ADAT ISTIADAT SUNDA (PART 1)

ADAT ISTIADAT SUNDA

            Kata Adat berasal dari Bahasa Arab, dalam bahasa Sunda : biasa, umum, lumrah, artinya : segala hal yang senantiasa tetap atau sering diterapkan kepada manusia atau binatang yang mempunyai nyawa, misalnya boleh mengatakan "kuda itu baik adatnya" atau "Jelek adatnya"; tidak pernah dipergunakan untuk kayu, batu, atau lain-lainnya. jadi, dalam bahasa arab adat hampir sama dengan tabiat.
            Pemaiakan kata adat sedapat mungkin dipergunakan untuk penghalusan perbuatan, perlakuan, yang membuat kebaikan orang lain, yang sama adatnya dan tata cara pada umumnya yang terdapat dalam satu desa atau satu negara, seagama, atau sama kebudayaannya. dengan demikian jadilah manusia sederhana yang hidup dalam kesederhanaan, yang tidak akan merusak kebudayaan dan adat kebiasaan pada umumnya. 
           Seandainya sengaja melanggar, misalnya: memakai baju dibalikan, memakai udeng tidak sama dengan orang lain, pakaian terlalu bagus atau terlalu buruk, perkataan tidak sesuai dengan orang lain, duduk tidak sama rendah, berdiri tidak sama tinggi dengan sesama, maka orang ini keluar dari lingkungan adat kebiasaan kelompoknya. 

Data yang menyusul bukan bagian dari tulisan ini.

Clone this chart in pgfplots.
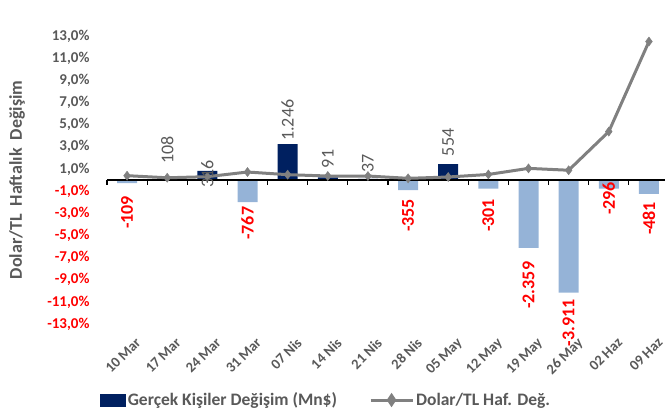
\documentclass[border=0pt]{standalone}
\usepackage{pgfplots}
\pgfplotsset{compat=1.18}
\usepackage{fontspec}
\setmainfont{Carlito}

\definecolor{navy}{HTML}{002060}
\definecolor{lblue}{HTML}{95B3D7}
\definecolor{lgray}{HTML}{808080}
\definecolor{tgray}{HTML}{595959}
\newcommand{\cf}{\fontsize{15}{18}\selectfont}
\newcommand{\lf}{\fontsize{18}{21}\selectfont}

\begin{document}
\begin{tikzpicture}[font=\cf]
\pgfplotsset{every axis/.append style={scale only axis, width=558pt, height=288pt,
  xmin=-0.5, xmax=13.4, clip=false}}

% bars: net change of real persons (Mn$), hidden right scale
\begin{axis}[
  ymin=-5000, ymax=5000,
  hide axis,
]
  \addplot[ybar, bar width=20pt, bar shift=0pt, fill=navy, draw=none]
    coordinates {(1,108) (2,316) (4,1246) (5,91) (6,37) (8,554)};
  \addplot[ybar, bar width=20pt, bar shift=0pt, fill=lblue, draw=none]
    coordinates {(0,-109) (3,-767) (7,-355) (9,-301) (10,-2359) (11,-3911) (12,-296) (13,-481)};
\end{axis}

% line: weekly USD/TRY change (%)
\begin{axis}[
  ymin=-13, ymax=13,
  axis x line*=bottom, x axis line style={draw=none},
  major x tick style={draw=none},
  xtick={0,...,13},
  xticklabels={10 Mar,17 Mar,24 Mar,31 Mar,07 Nis,14 Nis,21 Nis,28 Nis,05 May,12 May,19 May,26 May,02 Haz,09 Haz},
  xticklabel style={rotate=45, anchor=north east, font=\fontsize{14.5}{17}\selectfont\bfseries,
    text=tgray, yshift=-11pt, xshift=0pt},
  axis y line*=left, y axis line style={draw=none},
  major y tick style={draw=none},
  ytick={-13,-11,...,13},
  yticklabels={{\textcolor{red}{-13,0\%}},{\textcolor{red}{-11,0\%}},{\textcolor{red}{-9,0\%}},
    {\textcolor{red}{-7,0\%}},{\textcolor{red}{-5,0\%}},{\textcolor{red}{-3,0\%}},{\textcolor{red}{-1,0\%}},
    {1,0\%},{3,0\%},{5,0\%},{7,0\%},{9,0\%},{11,0\%},{13,0\%}},
  yticklabel style={font=\cf\bfseries, text=tgray, xshift=-14pt},
  ylabel={Dolar/TL\ \ Haftalık\ \ Değişim},
  ylabel style={at={(axis description cs:-0.161,0.5)}, anchor=center,
    font=\fontsize{18}{21}\selectfont\bfseries, text=tgray},
  legend columns=2,
  legend style={at={(axis description cs:0.393,-0.264)}, anchor=center, draw=none,
    font=\fontsize{17.5}{20}\selectfont\bfseries, text=tgray,
    /tikz/every even column/.append style={column sep=30pt}},
]
  % category axis crossing at zero, with ticks between the weeks
  \draw[color=black, line width=1.1pt] (axis cs:-0.5,0) -- (axis cs:13.4,0);
  \pgfplotsinvokeforeach{-0.5,0.5,...,12.5}{
    \draw[color=black, line width=1.1pt] (axis cs:#1,0) -- (axis cs:#1,-0.45);
  }

  \addlegendimage{legend image code/.code={\fill[navy] (0pt,-6pt) rectangle (25pt,6pt);}}
  \addlegendentry{Gerçek Kişiler Değişim (Mn\$)}

  \addplot[color=lgray, line width=3pt, mark=diamond*, mark size=4.5pt,
    mark options={fill=lgray, draw=lgray, line width=0.5pt},
    legend image code/.code={\draw[lgray, line width=3pt] (0pt,0pt) -- (42pt,0pt);
      \fill[lgray] (21pt,4.5pt) -- (24pt,0pt) -- (21pt,-4.5pt) -- (18pt,0pt) -- cycle;}]
    coordinates {(0,0.39) (1,0.2) (2,0.3) (3,0.72) (4,0.48) (5,0.36) (6,0.36)
      (7,0.15) (8,0.27) (9,0.5) (10,1.05) (11,0.88) (12,4.37) (13,12.5)};
  \addlegendentry{Dolar/TL Haf. Değ.}

  % data labels of the bars
  \addplot[draw=none, mark=none, forget plot, nodes near coords, point meta=explicit symbolic,
    nodes near coords style={rotate=90, anchor=center, text=tgray, font=\lf}]
    table[meta=lab] {
x y lab
1 2.7 108
2 0.54 316
4 5.4 1.246
5 1.9 91
6 1.53 37
8 3.4 554
};
  \addplot[draw=none, mark=none, forget plot, nodes near coords, point meta=explicit symbolic,
    nodes near coords style={rotate=90, anchor=center, text=red, font=\lf\bfseries}]
    table[meta=lab] {
x y lab
0 -2.93 -109
3 -3.9 -767
7 -3.2 -355
9 -3.2 -301
10 -9.5 -2.359
11 -12.9 -3.911
12 -1.67 -296
13 -3.47 -481
};
\end{axis}

\pgfresetboundingbox
\path[use as bounding box] (-107pt,-93pt) rectangle (558pt,324pt);
\end{tikzpicture}
\end{document}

           ada lagi pemakaian kata adat yang dipergunakan dalam kalimat sebagai berikut baik akik atau selong adat kebiasaannya dipakai untuk mata cincin. jadi bukan adat ang dibawa oleh batu, atau adat yang dibawa oleh yang memakainya, pengetahuan untuk mengetahui perawatan, untuk memilih jodoh, pengaruh, khasiat, atau pengaruh gaib. seperti besi yang sudah menjadi senjata: keris, pedang, golok, khasiatnya untuk keuntungan, derajat, perdagangan, atau perjalanan. semua itu sesudah menjadi adat orang-orang terdahulu, terpaksa oleh ketakhayulan dan kepercayaan selanjutnya bisa dijadikan jimat atau kjeramat, sebagai pengaruh adat yang mempercayainya. demikian pula burung, kuda, ayam, kucing yang berwarna tiga macam (candra mawat) bisa menjadi kepercayaan akan salah satu yang dimaskud oleh yang punya. semua itu bukan adat yang dipercayai, tapi adat kepercayaan. sehingga menjadi peribahasa dalam bahasa sunda, adat lebih kuat dari pada pendidikan yaitu adat yang dibawa dari kodrat, misalnya ingin bahagia tidak mau celaka, ingin bahagia tidak mau celaka, ingin senang tidak mau susah, ingin beruntuk tidak mau rugi, ingin mulia tidak mau hina; adat semacam ini berasal dari kodrat, lebih kuat dari pada adat baru sebagai hasil didikan, sebaba adat asal tetap tumbuh dalam hati yang dididik. apalagi kalau adat itu lazim dipakai oleh sesamanya, besar kemungkinan pada akhirnya tidak akan mengubah adat yang dibawa dari kodrat. adat yang dibawa sejak lahir, adat asli, adat asal adam, adat pusaka atau adat yang asli. 
          masalah bisa dipergunakan untuk menasihati orang lain: jangan lupa kepada kadar, takdir, ketempat asal dilahirkan, ke asal permulaan kita, kadang-kadang dipergunakan dalam bahasa Jawa "ulah adam lalining tapel", menasihati kepada sanak saudara atau kepada bangsanya sendiri. malah biasa menjadi kata-kata orang "memperbaiki gizi tidak awet, mencabuti uban tumbuh lagi", artinya tidak akan dapat menghindari perbuatan kodrat. 
          bila sudah menjadi adat, lama kelamaan seandainya dikenal oleh perbuatan adat yang dibawa dari kodrat, pasti timbul peribahasa: "kuat adat buatan warah, ucing nyandingkeun paisan" artinya, lebih kuat adat daripada didikan, seperti kucing mendampingi ikan. sebab didikan yang datangnya baru, walaupun sudah melekat dalam hatinya, kadang-kadang dilanggar, dan kembali lagi kepada adat asal yang dibawa dari kodrat.